The officers broke nodded their heads in understanding before breaking out into laughter again, raising glasses, gesturing animatedly over maps and reports. The scent of victory filled the war room like expensive cologne—artificial, fleeting, overapplied.
"Have you seen the casualty estimates from Pyongyang?" crowed General Löwenstein. "Seven hundred dead Russians… over five thousand Japanese. We haven't seen a kill-ratio like that since Ypres!"
"Pah!" snorted another. "Ypres was a charnel pit! This is elegant! Clean. Like the blade of a surgeon. Thank God for Zuse's fire-control computers. And those new 80mm self-adjusting fuses. We're twenty years ahead of the world!"
All eyes turned to Bruno, expecting some rare moment of pride. But the architect of it all said nothing.
He simply stood at the far end of the room, watching the ticker scroll. Pulse steady. Eyes cold. Not joy. Not even satisfaction. Just measurement. Evaluation. Contingency.
The generals toasted, oblivious to the future their laughter would never see. They believed in the present. Bruno lived five years ahead of it.
They don't understand, he thought.
They never do.
This technology—these fire-control networks, subsonic jet-assisted artillery, fast attack cruisers, were already obsolete.
Privately, production had already shifted toward the next paradigm: turbo-prop powered aircraft, carrier based naval doctrine, stealth and ballistic submarines, wire guided missile platforms and so much more.
There were even early prototypes of Fort Defender 2 style plate carriers, and composite level IV grade plates being trialed in Königsberg.
Not to mention advanced composite materials for new production E-Series armored vehicles, and early explosive reaction armor equivalents.
What was fielded now?
Just the already-aging bones of last decade's revolution. The tools of a reserve army. Weapons meant for lend-lease programs, Neocolonial suppression, or proxy state redistribution. The true arsenal of the Reich remained sealed—underground, unspoken.
Because Bruno knew something they didn't.
Victory today meant nothing if tomorrow turned against them.
He remembered 1919. He remembered 1945. He remembered 2015. He remembered the world that punished Germany for daring to exist.
He would not let that happen again.
Not now. Not ever.
There were bunkers beneath the Alps. Others in the Sudetenland. Sealed vaults buried under Tyrol. Inside them were canisters and devices that no flag bore. Some chemical. Some thermobaric. And some… theoretical.
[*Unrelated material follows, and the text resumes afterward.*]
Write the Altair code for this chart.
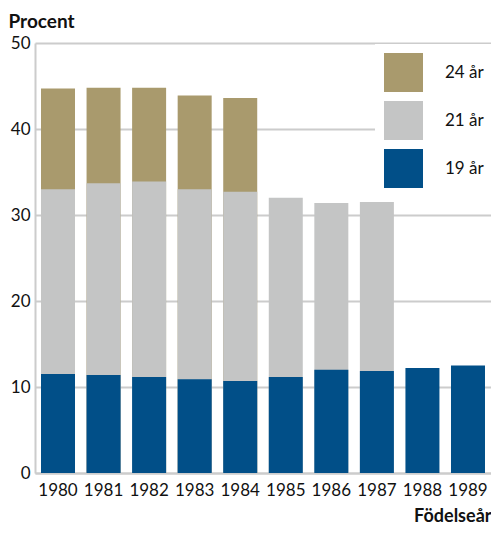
import altair as alt
import pandas as pd

years = ["1980", "1981", "1982", "1983", "1984", "1985", "1986", "1987", "1988", "1989"]
# cumulative shares (percent) by age
age19 = [11.5, 11.4, 11.15, 10.9, 10.7, 11.15, 12.0, 11.85, 12.2, 12.5]
age21 = [33.0, 33.7, 33.9, 33.0, 32.7, 32.0, 31.4, 31.5, None, None]
age24 = [44.7, 44.8, 44.8, 43.9, 43.6, None, None, None, None, None]

labels = ["24 år", "21 år", "19 år"]
colors = ["#a99a6d", "#c4c5c5", "#014f88"]

rows = []
for lab, series in zip(labels, [age24, age21, age19]):
    for y, v in zip(years, series):
        if v is not None:
            rows.append({"year": y, "age": lab, "value": v})
df = pd.DataFrame(rows)

FONT = "Lato"
W = 456
H = 430

chart = alt.Chart(df).mark_bar(size=34).encode(
    x=alt.X("year:N", sort=years,
            scale=alt.Scale(paddingInner=0.25, paddingOuter=0.13),
            axis=alt.Axis(title="Födelseår", labelAngle=0, tickSize=0, labelPadding=9,
                          labelFontSize=17, labelFont=FONT, labelColor="#111",
                          domainColor="#cccccc", domainWidth=2,
                          titleFont=FONT, titleFontSize=18, titleFontWeight="bold",
                          titleColor="#111", titleAlign="right", titleAnchor="end",
                          titleX=W, titleY=48, titleBaseline="alphabetic")),
    y=alt.Y("value:Q", stack=None,
            scale=alt.Scale(domain=[0, 50], nice=False),
            axis=alt.Axis(title="Procent", values=[0, 10, 20, 30, 40, 50], tickSize=0,
                          labelPadding=5, labelFontSize=17, labelFont=FONT, labelColor="#111",
                          domainColor="#cccccc", domainWidth=2,
                          gridColor="#cccccc", gridWidth=2,
                          titleFont=FONT, titleFontSize=19, titleFontWeight="bold",
                          titleColor="#111", titleAngle=0, titleAlign="left",
                          titleX=-27, titleY=-16, titleBaseline="alphabetic")),
    color=alt.Color("age:N", scale=alt.Scale(domain=labels, range=colors),
                    legend=alt.Legend(title=None, orient="none", legendX=340, legendY=1,
                                      symbolType="square", symbolSize=1521,
                                      symbolStrokeWidth=0, symbolOpacity=1,
                                      labelFont=FONT, labelFontSize=17, labelColor="#111",
                                      labelOffset=22, rowPadding=9, padding=9,
                                      fillColor="white")),
).properties(
    width=W, height=H,
    autosize=alt.AutoSizeParams(type="none"),
    padding={"left": 27, "top": 35, "right": 0, "bottom": 54},
).configure_view(stroke=None)

chart.save("out.html", embed_options={"renderer": "svg", "actions": False})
One warhead, marked Projekt Morgenrot, remained under constant development and observation by a scientific detachment loyal only to him.
Its yield, calculated at twenty kilotons, was never tested—never needed. But it existed. As did five others. Atomic deterrence by implication alone.
He took a sip of his coffee, still silent, and watched the officers toast a war already won.
Let them celebrate, he thought.
Let them toast maps and machines.
They need not know what's necessary to keep the demons at bay.
But I do.
Like Saint Michael before the gates of Heaven, I stand watch.
The dragon still sleeps—but I will be the one to slay it, should the time come.
The weapons buried beneath the Alps, the Sudetenland, and Tyrol were not built for conquest.
They were built for retribution.
Insurance against the unthinkable.
Because if the German Fatherland were ever to fall—if its soil were ever occupied, its people broken, its sovereignty erased—then the world would burn with it.
No Versailles.
No Weimar.
No surrender.
Only fire.
Only ash.
Bruno's final contingency.
Never again would Germany die alone.
Call it what they will—madness, obsession, heresy. But to Bruno, it was math. If x equals collapse, then y must equal extinction. The threat alone was meant to suffice, but with every threat, if one did not have the might backing it, then it was utterly pointless.